Regulation, Ethics, and the Geopolitical Chessboard
No conversation about AI can ignore the shadow side: dual-use technology, data privacy, and the escalating arms race in AI capabilities. The UK’s investment strategy is deeply intertwined with a growing emphasis on regulatory oversight and ethical governance. Policymakers and industry leaders recognize that innovation untethered from robust safeguards is a recipe for systemic risk.
This is not merely a domestic concern. As nations vie for technological supremacy, the intersection of capital, regulatory frameworks, and ethical standards becomes a new axis of geopolitical competition. The UK’s nurturing of national champions—epitomized by DeepMind and a new generation of startups—signals a shift in how technology policy functions: as both an economic engine and a lever of global influence.
The establishment of a sovereign AI fund, operating with the agility of a venture capital firm but the strategic intent of a nation-state, exemplifies this new paradigm. It is a tacit admission that government must move beyond the role of regulator to become an active architect of the industries shaping tomorrow’s world. Chancellor Rachel Reeves’s emphasis on fostering an environment where British AI companies can scale and compete globally is a testament to this vision.

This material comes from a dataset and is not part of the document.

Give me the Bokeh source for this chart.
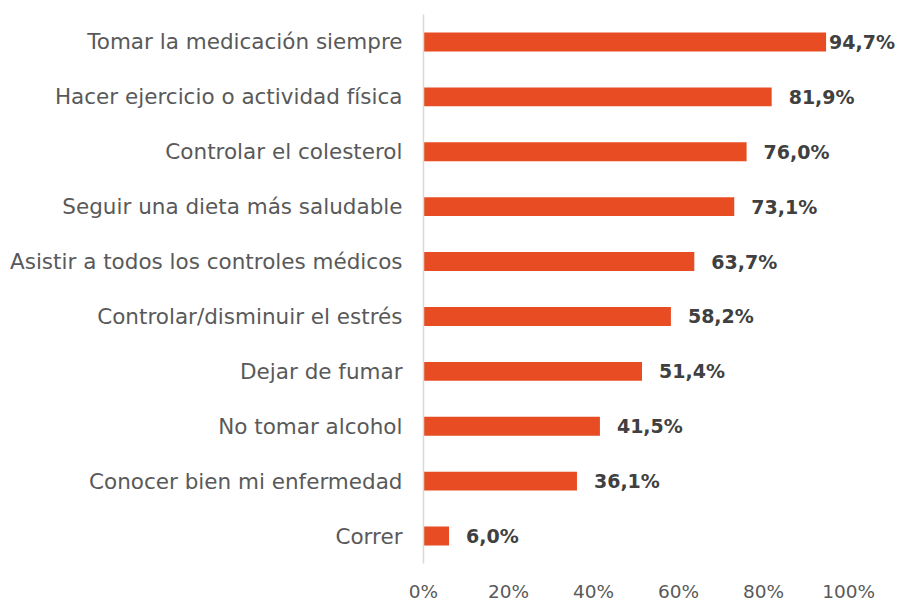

Reengineering the Future: The UK’s AI Bet
The United Kingdom’s AI strategy is not a passive adaptation to technological change—it is a deliberate act of reengineering the future. By weaving together public investment, regulatory foresight, and a commitment to ethical innovation, the UK is crafting a blueprint for resilient, competitive, and socially responsible AI leadership.
As the global AI revolution accelerates, the choices made today will reverberate for decades. In this charged atmosphere, the UK’s calculated gamble stands out—a blend of ambition and caution, designed not just to weather the coming storm, but to shape its direction.